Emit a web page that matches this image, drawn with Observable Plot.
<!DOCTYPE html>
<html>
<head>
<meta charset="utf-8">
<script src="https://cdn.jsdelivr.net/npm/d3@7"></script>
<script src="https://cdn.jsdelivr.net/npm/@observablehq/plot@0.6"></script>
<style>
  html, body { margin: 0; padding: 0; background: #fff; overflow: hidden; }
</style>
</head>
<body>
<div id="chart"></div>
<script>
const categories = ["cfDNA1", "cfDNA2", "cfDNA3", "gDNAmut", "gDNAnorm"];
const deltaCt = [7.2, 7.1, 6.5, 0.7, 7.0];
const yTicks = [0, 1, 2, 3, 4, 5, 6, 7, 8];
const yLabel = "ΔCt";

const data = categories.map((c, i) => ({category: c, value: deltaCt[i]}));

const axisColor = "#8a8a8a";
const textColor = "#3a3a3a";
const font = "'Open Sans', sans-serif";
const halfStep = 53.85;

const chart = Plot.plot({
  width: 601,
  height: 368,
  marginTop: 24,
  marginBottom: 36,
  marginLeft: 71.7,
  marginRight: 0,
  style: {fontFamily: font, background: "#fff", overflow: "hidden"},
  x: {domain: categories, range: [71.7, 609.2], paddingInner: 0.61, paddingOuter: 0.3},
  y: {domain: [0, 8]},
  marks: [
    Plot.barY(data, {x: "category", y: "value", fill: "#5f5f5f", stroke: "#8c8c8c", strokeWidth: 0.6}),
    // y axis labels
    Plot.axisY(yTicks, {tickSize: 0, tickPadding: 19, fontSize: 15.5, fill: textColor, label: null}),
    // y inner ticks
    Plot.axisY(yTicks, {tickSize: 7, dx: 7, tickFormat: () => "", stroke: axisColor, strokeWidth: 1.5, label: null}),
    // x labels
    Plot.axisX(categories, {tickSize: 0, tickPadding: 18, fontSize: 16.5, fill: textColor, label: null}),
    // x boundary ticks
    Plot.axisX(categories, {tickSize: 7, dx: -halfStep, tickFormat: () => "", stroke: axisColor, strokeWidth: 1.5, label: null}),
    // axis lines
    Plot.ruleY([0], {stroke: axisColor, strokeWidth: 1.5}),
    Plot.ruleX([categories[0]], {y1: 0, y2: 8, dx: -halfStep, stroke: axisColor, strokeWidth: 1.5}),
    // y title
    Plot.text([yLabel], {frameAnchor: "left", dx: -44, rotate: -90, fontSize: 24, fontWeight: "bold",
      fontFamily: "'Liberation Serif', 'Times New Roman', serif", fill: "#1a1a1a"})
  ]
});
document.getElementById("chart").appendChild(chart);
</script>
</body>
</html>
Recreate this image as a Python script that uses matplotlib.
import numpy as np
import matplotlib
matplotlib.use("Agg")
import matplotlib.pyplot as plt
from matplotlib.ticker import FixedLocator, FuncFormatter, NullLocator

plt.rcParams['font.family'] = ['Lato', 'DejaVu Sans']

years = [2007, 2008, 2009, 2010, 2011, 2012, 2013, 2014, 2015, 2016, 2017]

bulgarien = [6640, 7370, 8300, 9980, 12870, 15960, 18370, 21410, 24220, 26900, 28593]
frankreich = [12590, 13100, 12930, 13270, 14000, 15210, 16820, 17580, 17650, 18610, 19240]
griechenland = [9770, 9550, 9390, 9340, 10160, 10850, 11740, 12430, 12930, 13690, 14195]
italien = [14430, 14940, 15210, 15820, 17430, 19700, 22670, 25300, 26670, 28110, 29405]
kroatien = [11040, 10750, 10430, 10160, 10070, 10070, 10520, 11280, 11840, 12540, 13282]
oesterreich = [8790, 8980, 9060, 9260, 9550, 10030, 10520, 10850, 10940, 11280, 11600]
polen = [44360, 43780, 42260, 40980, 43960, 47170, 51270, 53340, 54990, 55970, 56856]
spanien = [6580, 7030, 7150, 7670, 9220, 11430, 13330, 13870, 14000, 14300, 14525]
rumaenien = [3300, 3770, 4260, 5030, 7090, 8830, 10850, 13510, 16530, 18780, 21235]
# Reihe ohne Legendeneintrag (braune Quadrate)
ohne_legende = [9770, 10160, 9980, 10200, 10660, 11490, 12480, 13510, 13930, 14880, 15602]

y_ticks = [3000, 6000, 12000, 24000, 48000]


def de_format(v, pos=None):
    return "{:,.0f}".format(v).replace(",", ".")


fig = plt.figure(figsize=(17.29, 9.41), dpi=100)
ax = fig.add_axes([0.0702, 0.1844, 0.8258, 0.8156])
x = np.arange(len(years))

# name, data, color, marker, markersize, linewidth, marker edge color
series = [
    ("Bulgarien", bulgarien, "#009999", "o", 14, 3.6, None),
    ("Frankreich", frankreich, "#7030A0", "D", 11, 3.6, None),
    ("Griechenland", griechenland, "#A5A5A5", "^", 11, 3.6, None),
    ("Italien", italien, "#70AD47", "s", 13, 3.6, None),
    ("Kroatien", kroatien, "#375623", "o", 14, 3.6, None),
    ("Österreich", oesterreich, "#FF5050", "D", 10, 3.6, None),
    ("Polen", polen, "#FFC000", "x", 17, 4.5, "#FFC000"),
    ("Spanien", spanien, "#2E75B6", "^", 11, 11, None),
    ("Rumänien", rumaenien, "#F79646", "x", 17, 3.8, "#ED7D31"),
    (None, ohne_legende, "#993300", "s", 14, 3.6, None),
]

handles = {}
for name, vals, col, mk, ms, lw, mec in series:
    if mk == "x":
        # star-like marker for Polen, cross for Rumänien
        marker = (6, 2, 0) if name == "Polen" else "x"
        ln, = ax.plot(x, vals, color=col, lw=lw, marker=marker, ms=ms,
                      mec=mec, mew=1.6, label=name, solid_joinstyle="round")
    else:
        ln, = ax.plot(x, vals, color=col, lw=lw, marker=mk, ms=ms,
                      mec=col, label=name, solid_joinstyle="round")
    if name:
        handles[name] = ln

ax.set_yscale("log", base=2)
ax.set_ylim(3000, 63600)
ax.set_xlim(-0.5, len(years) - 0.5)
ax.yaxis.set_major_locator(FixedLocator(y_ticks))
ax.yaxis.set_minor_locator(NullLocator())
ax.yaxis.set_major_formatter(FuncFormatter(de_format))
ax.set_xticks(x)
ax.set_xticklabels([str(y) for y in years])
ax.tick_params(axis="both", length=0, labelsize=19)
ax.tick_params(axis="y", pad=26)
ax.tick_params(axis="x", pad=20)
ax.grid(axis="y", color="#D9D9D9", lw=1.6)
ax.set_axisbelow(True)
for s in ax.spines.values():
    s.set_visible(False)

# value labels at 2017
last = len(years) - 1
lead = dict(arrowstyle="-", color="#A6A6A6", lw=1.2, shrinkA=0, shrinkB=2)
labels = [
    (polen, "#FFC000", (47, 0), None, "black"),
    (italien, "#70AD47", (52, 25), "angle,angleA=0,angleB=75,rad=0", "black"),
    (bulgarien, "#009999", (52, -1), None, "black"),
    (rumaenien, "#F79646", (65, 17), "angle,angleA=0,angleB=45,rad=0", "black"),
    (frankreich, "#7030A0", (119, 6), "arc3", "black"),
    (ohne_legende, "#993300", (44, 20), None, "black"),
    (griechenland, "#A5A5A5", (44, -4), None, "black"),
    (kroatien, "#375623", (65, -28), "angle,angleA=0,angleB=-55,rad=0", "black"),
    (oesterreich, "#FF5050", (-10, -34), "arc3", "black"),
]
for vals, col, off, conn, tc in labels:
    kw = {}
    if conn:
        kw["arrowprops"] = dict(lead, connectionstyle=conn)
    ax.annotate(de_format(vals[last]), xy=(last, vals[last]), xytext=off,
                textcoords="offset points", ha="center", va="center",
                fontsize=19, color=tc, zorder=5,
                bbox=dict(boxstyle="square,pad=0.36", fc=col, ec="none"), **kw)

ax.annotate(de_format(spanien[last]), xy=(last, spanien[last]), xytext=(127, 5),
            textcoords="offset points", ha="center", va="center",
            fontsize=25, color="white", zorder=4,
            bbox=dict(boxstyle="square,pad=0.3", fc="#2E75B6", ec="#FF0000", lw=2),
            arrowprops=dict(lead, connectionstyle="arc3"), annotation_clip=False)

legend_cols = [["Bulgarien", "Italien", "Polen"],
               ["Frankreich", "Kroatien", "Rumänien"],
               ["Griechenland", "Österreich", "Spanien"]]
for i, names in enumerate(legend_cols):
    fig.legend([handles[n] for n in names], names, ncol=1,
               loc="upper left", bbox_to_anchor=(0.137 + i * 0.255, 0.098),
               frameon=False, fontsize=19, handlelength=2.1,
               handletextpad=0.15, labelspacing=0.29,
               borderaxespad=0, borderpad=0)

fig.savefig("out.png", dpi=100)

Aim | Scan the material above. Return every line containing the string "this".

Task output |
Emit a web page that matches this image, drawn with Observable Plot.
Recreate this image as a Python script that uses matplotlib.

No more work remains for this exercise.